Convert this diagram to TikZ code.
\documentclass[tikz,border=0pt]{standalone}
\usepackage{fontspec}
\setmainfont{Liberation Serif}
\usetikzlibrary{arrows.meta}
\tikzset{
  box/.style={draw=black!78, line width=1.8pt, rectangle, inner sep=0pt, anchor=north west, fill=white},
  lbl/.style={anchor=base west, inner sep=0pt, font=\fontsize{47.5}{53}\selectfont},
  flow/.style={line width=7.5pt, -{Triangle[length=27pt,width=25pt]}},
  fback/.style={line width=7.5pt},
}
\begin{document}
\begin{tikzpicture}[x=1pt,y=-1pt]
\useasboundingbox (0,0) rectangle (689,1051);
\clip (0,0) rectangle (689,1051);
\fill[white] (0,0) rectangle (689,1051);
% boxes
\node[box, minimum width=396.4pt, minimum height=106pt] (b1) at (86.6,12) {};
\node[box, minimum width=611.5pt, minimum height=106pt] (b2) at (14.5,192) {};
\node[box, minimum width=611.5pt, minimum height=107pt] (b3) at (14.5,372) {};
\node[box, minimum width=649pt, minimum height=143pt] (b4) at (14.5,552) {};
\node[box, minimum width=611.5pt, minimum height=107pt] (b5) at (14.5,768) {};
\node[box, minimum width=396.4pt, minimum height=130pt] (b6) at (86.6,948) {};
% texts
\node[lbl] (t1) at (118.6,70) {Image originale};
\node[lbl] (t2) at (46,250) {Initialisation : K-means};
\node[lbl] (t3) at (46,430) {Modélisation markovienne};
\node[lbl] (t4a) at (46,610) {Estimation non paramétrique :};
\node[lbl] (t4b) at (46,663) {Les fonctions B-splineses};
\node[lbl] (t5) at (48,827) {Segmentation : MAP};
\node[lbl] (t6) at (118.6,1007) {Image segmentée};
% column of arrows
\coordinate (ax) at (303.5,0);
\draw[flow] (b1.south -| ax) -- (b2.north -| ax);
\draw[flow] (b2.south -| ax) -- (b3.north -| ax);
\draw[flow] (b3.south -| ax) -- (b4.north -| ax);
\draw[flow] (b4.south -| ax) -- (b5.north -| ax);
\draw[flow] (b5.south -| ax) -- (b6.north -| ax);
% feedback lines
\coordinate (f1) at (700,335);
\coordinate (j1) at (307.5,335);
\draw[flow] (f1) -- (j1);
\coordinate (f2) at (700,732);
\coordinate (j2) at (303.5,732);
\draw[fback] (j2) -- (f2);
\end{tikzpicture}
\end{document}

○ ○ ○ ○

=== REQUIRED TASK ===
Transcribe the full listing above without leaving anything out.

=== CORRECT RESULT ===
Convert this diagram to TikZ code.
\documentclass[tikz,border=0pt]{standalone}
\usepackage{fontspec}
\setmainfont{Liberation Serif}
\usetikzlibrary{arrows.meta}
\tikzset{
  box/.style={draw=black!78, line width=1.8pt, rectangle, inner sep=0pt, anchor=north west, fill=white},
  lbl/.style={anchor=base west, inner sep=0pt, font=\fontsize{47.5}{53}\selectfont},
  flow/.style={line width=7.5pt, -{Triangle[length=27pt,width=25pt]}},
  fback/.style={line width=7.5pt},
}
\begin{document}
\begin{tikzpicture}[x=1pt,y=-1pt]
\useasboundingbox (0,0) rectangle (689,1051);
\clip (0,0) rectangle (689,1051);
\fill[white] (0,0) rectangle (689,1051);
% boxes
\node[box, minimum width=396.4pt, minimum height=106pt] (b1) at (86.6,12) {};
\node[box, minimum width=611.5pt, minimum height=106pt] (b2) at (14.5,192) {};
\node[box, minimum width=611.5pt, minimum height=107pt] (b3) at (14.5,372) {};
\node[box, minimum width=649pt, minimum height=143pt] (b4) at (14.5,552) {};
\node[box, minimum width=611.5pt, minimum height=107pt] (b5) at (14.5,768) {};
\node[box, minimum width=396.4pt, minimum height=130pt] (b6) at (86.6,948) {};
% texts
\node[lbl] (t1) at (118.6,70) {Image originale};
\node[lbl] (t2) at (46,250) {Initialisation : K-means};
\node[lbl] (t3) at (46,430) {Modélisation markovienne};
\node[lbl] (t4a) at (46,610) {Estimation non paramétrique :};
\node[lbl] (t4b) at (46,663) {Les fonctions B-splineses};
\node[lbl] (t5) at (48,827) {Segmentation : MAP};
\node[lbl] (t6) at (118.6,1007) {Image segmentée};
% column of arrows
\coordinate (ax) at (303.5,0);
\draw[flow] (b1.south -| ax) -- (b2.north -| ax);
\draw[flow] (b2.south -| ax) -- (b3.north -| ax);
\draw[flow] (b3.south -| ax) -- (b4.north -| ax);
\draw[flow] (b4.south -| ax) -- (b5.north -| ax);
\draw[flow] (b5.south -| ax) -- (b6.north -| ax);
% feedback lines
\coordinate (f1) at (700,335);
\coordinate (j1) at (307.5,335);
\draw[flow] (f1) -- (j1);
\coordinate (f2) at (700,732);
\coordinate (j2) at (303.5,732);
\draw[fback] (j2) -- (f2);
\end{tikzpicture}
\end{document}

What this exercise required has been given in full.